▶ Description of the task: Could you retype the lines below, starting at the line holding "Emit a web page" and stopping at the line holding "const barColor = '#3eae93';", inclusive? Copy them exactly and drop the images.

[Part of a data file]
........
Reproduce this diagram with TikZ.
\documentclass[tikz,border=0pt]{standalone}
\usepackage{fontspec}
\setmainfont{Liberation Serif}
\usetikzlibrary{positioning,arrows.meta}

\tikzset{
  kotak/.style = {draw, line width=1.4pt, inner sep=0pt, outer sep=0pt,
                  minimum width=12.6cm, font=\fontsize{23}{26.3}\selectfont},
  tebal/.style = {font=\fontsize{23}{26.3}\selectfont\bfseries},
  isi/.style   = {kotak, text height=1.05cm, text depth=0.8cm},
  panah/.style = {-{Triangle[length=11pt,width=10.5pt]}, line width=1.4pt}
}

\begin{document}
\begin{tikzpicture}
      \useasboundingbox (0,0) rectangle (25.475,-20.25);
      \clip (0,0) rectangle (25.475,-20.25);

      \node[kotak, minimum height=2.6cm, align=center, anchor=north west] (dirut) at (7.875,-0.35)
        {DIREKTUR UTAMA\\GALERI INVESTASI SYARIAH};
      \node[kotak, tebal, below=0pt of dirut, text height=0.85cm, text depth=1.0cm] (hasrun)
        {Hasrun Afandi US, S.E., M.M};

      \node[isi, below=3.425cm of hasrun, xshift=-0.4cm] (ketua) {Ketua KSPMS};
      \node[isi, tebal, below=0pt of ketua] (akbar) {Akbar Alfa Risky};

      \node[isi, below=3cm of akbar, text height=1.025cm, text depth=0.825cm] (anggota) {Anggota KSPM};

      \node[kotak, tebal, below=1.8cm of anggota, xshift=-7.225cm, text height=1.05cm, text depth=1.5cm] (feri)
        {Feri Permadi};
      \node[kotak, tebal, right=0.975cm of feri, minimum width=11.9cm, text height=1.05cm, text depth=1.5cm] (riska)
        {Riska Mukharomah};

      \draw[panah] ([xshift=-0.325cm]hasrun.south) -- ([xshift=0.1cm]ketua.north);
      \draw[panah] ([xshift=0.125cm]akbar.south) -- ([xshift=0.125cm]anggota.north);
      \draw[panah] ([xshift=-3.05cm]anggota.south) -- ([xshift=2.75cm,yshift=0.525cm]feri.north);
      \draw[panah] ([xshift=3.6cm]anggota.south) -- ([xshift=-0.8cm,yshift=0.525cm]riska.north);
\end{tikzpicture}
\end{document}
........
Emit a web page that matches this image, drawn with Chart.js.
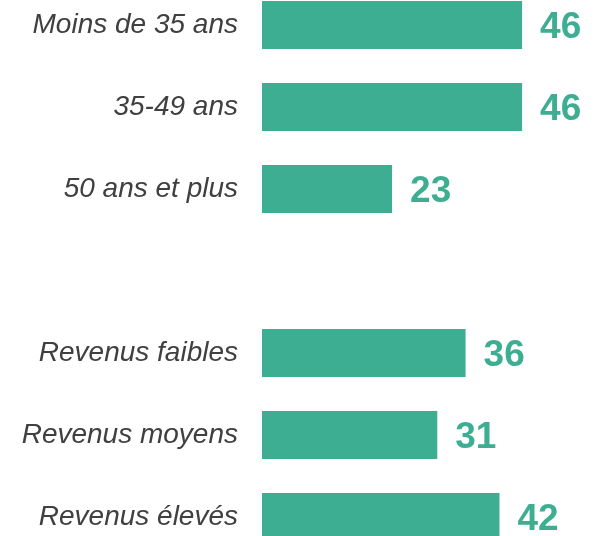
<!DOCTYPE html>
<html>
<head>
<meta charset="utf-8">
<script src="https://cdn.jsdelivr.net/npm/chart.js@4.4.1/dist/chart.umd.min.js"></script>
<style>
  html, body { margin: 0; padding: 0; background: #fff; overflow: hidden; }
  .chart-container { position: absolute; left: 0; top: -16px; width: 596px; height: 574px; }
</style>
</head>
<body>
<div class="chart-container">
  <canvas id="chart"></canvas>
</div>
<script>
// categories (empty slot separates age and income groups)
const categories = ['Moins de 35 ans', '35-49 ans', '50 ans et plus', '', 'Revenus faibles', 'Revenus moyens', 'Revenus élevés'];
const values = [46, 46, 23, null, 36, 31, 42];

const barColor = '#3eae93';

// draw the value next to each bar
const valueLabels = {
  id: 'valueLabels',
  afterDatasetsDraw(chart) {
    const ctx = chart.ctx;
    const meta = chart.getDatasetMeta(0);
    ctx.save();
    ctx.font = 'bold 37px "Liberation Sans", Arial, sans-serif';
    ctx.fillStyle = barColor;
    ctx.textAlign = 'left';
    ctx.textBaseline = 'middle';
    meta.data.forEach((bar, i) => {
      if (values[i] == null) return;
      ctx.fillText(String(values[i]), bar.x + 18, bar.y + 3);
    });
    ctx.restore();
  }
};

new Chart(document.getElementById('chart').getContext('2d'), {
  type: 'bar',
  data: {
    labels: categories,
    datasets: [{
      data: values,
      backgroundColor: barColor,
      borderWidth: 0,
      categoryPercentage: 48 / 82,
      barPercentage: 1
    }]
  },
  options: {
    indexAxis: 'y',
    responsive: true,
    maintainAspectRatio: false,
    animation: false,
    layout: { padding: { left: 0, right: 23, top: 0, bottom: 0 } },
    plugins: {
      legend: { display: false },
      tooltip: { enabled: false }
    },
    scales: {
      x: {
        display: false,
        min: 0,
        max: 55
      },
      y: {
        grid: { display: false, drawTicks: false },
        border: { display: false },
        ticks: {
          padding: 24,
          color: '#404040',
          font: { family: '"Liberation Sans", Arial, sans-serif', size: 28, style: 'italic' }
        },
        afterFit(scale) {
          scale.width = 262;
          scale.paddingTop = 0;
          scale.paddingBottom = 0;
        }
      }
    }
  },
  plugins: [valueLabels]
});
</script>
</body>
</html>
........
▶ Exercise result:
Emit a web page that matches this image, drawn with Chart.js.
<!DOCTYPE html>
<html>
<head>
<meta charset="utf-8">
<script src="https://cdn.jsdelivr.net/npm/chart.js@4.4.1/dist/chart.umd.min.js"></script>
<style>
  html, body { margin: 0; padding: 0; background: #fff; overflow: hidden; }
  .chart-container { position: absolute; left: 0; top: -16px; width: 596px; height: 574px; }
</style>
</head>
<body>
<div class="chart-container">
  <canvas id="chart"></canvas>
</div>
<script>
// categories (empty slot separates age and income groups)
const categories = ['Moins de 35 ans', '35-49 ans', '50 ans et plus', '', 'Revenus faibles', 'Revenus moyens', 'Revenus élevés'];
const values = [46, 46, 23, null, 36, 31, 42];

const barColor = '#3eae93';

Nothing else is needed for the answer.